Security has been a central issue in grid computing from the outset, and has been regarded as the most significant challenge for grid computing (Humphrey, Thompson, & Jackson, 2005). The characteristics of computational grids lead to security problems that are not addressed by existing security technologies for distributed systems (Foster, Kesselman, Tsudik, & Tuecke, 1998; Welch et al., 2003). Security over the mobile platform is more critical due to the open nature of wireless networks. In addition, security is more difficult to implement into a mobile platform due to the limitations of resources in these devices (Bradford, Grizzell, Jay, & Jenkins, 2007).

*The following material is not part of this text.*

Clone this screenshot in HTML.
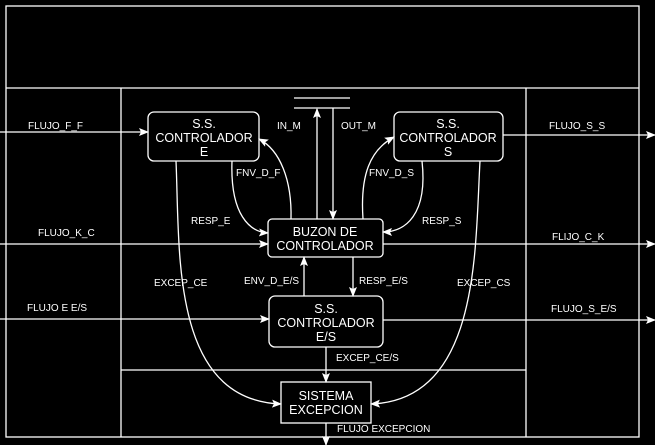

The reasons that led us to focus on this topic are several: Firstly, the lack of adequate development methods for this kind of systems since the majority of existing Grid applications have been built without a systematic development process and are based on ad-hoc developments (Dail et al., 2004; Kolonay & Sobolewski, 2004), suggests the need for adapted development methodologies (Giorgini, Mouratidis, & Zannone, 2007; Graham, 2006; Jacobson, Booch, & Rumbaugh, 1999; Open Group, 2009). Secondly, due to the fact that the resources in a Grid are expensive, dynamic, heterogeneous, geographically located and under the control of multiple administrative domains (Bhanwar & Bawa, 2008), and the tasks accomplished and the information exchanged are confidential and sensitive, the security of these systems is hard to achieve. And thirdly, because of the appearance of a new technology where security is fundamental together with the advances that mobile computation has experienced in recent years that have increased the difficulty of incorporating mobile devices into a Grid environment (Guan, Zaluska, & Roure, 2005; Jameel, Kalim, Sajjad, Lee, & Jeon, 2005; Kumar & Qureshi, 2008; Kwok-Yan, Xi-Bin, Siu-Leung, Gu, & Jia-Guang, 2004; Sajjad et al., 2005).